Trump’s management style poses challenges in Oval Office

By our correspondents
December 02, 2016

NEW YORK: It has proven one of Donald Trump´s greatest strengths in building a worldwide luxury brand: An obsessive attention to detail, down to the curtains hanging in hotel rooms and the marble lining the lobby floor.

As president, it may prove one of his major liabilities, presidential historians warn.

Interviews with a dozen people familiar with how Trump conducts business reveal the president-elect as a micromanager who regularly spars over details about décor in projects across his real estate and branding empire.

"I´m very much involved in the details," Trump said during a June deposition in a lawsuit stemming from his development of a Washington hotel.

"I was involved in the design of the building and the room sizes and the entrances and the lobby and the marble and the bathrooms and the fixtures and the bars and a lot of things.

" Trump announced on Wednesday that he would leave his businesses "in total" so that he could focus on the presidency.

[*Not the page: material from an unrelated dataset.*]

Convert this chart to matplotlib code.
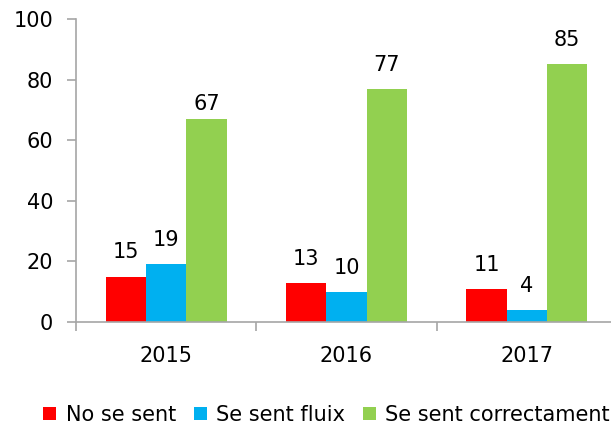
import matplotlib
matplotlib.use("Agg")
import matplotlib.pyplot as plt
import numpy as np
from matplotlib.patches import Patch

categories = ["2015", "2016", "2017"]
series_names = ["No se sent", "Se sent fluix", "Se sent correctament"]
no_se_sent = [15, 13, 11]
se_sent_fluix = [19, 10, 4]
se_sent_correctament = [67, 77, 85]
colors = ["#FF0000", "#00B0F0", "#92D050"]

plt.rcParams['font.family'] = ['DejaVu Sans']
FS = 15

fig = plt.figure(figsize=(6.11, 4.24), dpi=100)
W, H = 611, 424
left, right, top, bottom = 76, 617, 19, 322
ax = fig.add_axes([left / W, 1 - bottom / H, (right - left) / W, (bottom - top) / H])

x = np.arange(len(categories))
bw = 0.2233
all_series = [no_se_sent, se_sent_fluix, se_sent_correctament]
# label offset (points) above bar top; one label in the original sits closer
special_offset = {(2, 0): 6.5}
for i, (vals, c) in enumerate(zip(all_series, colors)):
    pos = x + (i - 1) * bw
    ax.bar(pos, vals, width=bw, color=c, edgecolor='none', zorder=2)
    for j, (p, v) in enumerate(zip(pos, vals)):
        off = special_offset.get((i, j), 13)
        ax.annotate(str(v), (p, v), xytext=(0, off), textcoords='offset points',
                    ha='center', va='baseline', fontsize=FS, color='#000000')

ax.set_xlim(-0.5, 2.5)
ax.set_ylim(0, 100)
ax.set_yticks([0, 20, 40, 60, 80, 100])
ax.set_xticks(x)
ax.set_xticklabels(categories)
ax.set_xticks([-0.5, 0.5, 1.5, 2.5], minor=True)
ax.tick_params(axis='x', which='major', length=0, pad=17, labelsize=FS)
ax.tick_params(axis='x', which='minor', length=6.5, width=1.2, color='#A6A6A6', direction='out')
ax.tick_params(axis='y', length=6.5, width=1.2, color='#A6A6A6', direction='out', pad=10, labelsize=FS)

for s in ['top', 'right']:
    ax.spines[s].set_visible(False)
for s in ['left', 'bottom']:
    ax.spines[s].set_color('#A6A6A6')
    ax.spines[s].set_linewidth(1.2)

handles = [Patch(facecolor=c, edgecolor='none', label=n) for c, n in zip(colors, series_names)]
fig.legend(handles=handles, loc='center', bbox_to_anchor=(0.5344, 1 - 415 / H), ncol=3,
           frameon=False, fontsize=FS, handlelength=0.62, handleheight=0.62,
           handletextpad=0.45, columnspacing=0.85, borderaxespad=0, borderpad=0)

fig.savefig("out.png", dpi=100)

But those who have worked with him say a lifetime habit of micromanaging may be difficult to break, providing ammunition for critics who say his decisions as president will be driven by his private interests.

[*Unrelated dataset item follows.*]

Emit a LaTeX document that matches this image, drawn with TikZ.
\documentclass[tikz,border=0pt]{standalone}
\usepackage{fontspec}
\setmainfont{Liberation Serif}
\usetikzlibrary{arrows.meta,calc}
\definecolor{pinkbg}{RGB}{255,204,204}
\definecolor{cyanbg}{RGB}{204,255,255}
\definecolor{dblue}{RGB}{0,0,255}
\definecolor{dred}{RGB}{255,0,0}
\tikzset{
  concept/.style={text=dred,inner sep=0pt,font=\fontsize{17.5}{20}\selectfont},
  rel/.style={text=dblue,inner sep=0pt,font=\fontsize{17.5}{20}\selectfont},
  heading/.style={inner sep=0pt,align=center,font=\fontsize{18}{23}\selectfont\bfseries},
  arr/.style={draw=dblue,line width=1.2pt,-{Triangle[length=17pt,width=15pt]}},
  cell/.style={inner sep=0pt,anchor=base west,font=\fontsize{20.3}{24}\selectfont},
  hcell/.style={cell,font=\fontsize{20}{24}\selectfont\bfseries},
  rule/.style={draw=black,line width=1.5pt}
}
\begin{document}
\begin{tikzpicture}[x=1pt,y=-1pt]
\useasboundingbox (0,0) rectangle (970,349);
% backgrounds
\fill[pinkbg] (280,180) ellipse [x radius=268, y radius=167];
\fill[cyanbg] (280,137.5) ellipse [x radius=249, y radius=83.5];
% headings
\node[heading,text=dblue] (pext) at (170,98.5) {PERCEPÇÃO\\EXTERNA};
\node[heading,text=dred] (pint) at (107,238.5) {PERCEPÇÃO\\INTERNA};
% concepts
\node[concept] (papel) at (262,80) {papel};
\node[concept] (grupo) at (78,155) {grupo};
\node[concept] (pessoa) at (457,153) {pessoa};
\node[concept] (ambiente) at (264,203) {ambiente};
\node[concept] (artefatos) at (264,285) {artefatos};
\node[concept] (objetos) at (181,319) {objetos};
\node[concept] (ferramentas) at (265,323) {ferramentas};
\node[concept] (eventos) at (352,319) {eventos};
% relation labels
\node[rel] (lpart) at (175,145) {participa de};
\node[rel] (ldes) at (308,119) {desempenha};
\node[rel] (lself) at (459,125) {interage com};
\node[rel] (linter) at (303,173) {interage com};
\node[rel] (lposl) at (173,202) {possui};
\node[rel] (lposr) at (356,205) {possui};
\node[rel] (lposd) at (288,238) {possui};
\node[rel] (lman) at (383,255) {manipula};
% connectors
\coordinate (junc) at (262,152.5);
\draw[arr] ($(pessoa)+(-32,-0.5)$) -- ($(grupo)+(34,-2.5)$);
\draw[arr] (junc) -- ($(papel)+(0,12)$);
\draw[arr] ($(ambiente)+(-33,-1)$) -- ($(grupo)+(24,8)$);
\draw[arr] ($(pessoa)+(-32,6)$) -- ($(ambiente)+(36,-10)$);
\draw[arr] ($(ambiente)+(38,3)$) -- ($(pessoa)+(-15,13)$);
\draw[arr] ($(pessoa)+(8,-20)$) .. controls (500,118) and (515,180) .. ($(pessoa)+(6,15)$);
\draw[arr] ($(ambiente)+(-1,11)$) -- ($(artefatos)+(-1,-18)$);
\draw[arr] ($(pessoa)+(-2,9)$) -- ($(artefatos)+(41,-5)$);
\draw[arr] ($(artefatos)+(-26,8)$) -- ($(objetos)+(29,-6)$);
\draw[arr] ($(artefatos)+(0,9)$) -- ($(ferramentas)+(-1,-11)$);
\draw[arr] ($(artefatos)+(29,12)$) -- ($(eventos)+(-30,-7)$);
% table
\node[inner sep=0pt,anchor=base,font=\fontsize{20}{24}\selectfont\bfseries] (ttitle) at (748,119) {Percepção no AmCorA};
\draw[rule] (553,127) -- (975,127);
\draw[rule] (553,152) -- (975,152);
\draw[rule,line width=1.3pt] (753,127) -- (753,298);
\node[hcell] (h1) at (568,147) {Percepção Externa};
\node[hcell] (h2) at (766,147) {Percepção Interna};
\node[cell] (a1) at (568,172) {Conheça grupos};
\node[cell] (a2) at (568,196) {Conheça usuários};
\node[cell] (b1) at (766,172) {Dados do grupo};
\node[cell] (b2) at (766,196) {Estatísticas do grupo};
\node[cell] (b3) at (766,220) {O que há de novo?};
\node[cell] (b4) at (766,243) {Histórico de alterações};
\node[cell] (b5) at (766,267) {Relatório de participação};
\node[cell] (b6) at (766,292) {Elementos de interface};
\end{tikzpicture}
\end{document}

A former employee of the Trump Organization who has worked closely with Trump was skeptical that he could leave behind his beloved company after spending decades building it up.

"I can´t picture him stepping aside for the presidency," the ex-employee said.

Even if he does make a clean break, Trump will have to guard against getting bogged down in the bureaucratic minutiae inherent in the office.

He should avoid the example of President Jimmy Carter, another famous micromanager, who spent his first months in office poring over the White House tennis court schedule, said Ross Baker, a professor of political science at Rutgers University.

Micromanagers rarely make successful presidents, said Rick Ghere, an associate professor of political science at the University of Dayton in Ohio.

To be effective, presidents must delegate authority to members of their cabinet and rely on a range of expertise, he said.

"Being a decisionmaker in a high-level public position is a lot different than being a CEO," Ghere said.

Trump has said he will turn the Trump Organization over to his three adult children, who are already deeply involved in real estate projects around the world.

His daughter Ivanka, for instance, was charged with overseeing the renovation of Washington´s Old Post Office Pavilion, a $200 million project to turn the historic building into a luxury hotel.

In cases where Trump has delegated authority, he still demonstrates a deep reluctance to let go, even when it comes to seemingly trivial details.

Two people who participated in an inspection of the Washington hotel with Trump shortly before he announced his candidacy in June 2015 remember the businessman growing incensed over a detail: The restoration of exterior windows.

Trump said the windows looked terrible, though one of the sources recounting the story said there didn´t seem to be anything obviously wrong with them.

He demanded the contractor not be paid but was told the work had been done for free in the hopes of getting more business from the Trumps, according to the source.

That source and two others on the project also recalled hearing Ivanka say she needed her father´s approval before signing off on some decisions she wanted to make on the project.